Fig. 6: The workflow for training and sampling CorrDiff for generative downscaling.
figure 6

Top: coarse-resolution global weather data at 25 km scale is used to first predict the mean μ using a regression model, which is then stochastically corrected using an Elucidated Diffusion Model (EDM) r, together producing the probabilistic high-resolution 2 km-scale regional forecast. Bottom right: diffusion model is conditioned with the coarse-resolution input to generate the residual r after a few denoising steps. Bottom left: the score function for diffusion is learned based on the UNet architecture.
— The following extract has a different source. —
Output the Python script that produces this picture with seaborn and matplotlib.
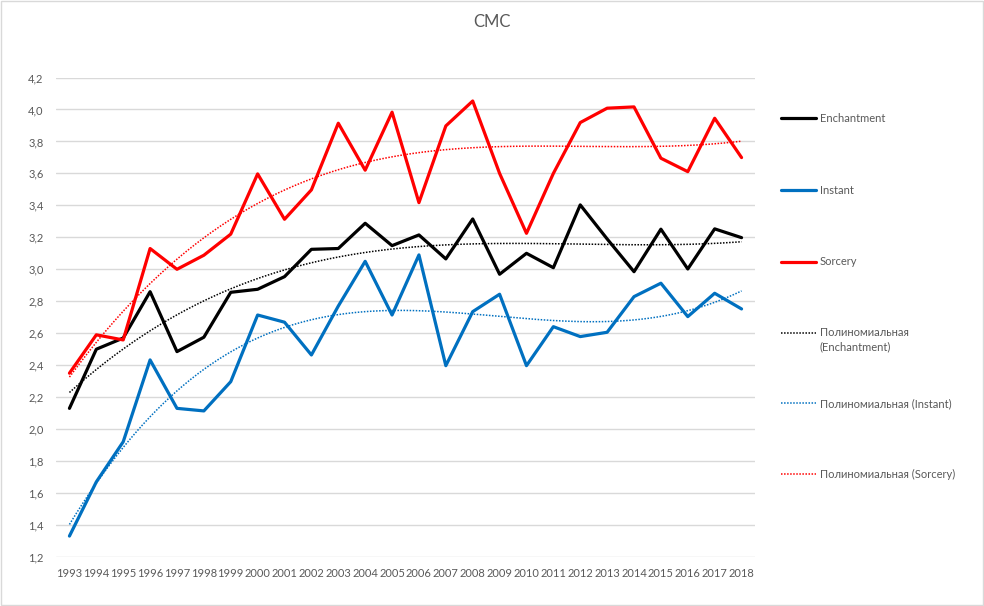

Our target (WRF) dataset spans 2018 through 2021 at hourly time resolution. We use 2018 through 2020 for training. For testing we used 205 random samples from 2021, and the rest used for validation. We additionally use several days of typhoon data from 2023 and some snapshots of a coherent frontal weather system from 2022 for testing case studies. The input (coarse resolution) data are taken from the ERA5 reanalysis for the corresponding times. The UNet and a random forest are used as baselines. See Supplementary Section 2 and Supplementary Table S2 for details.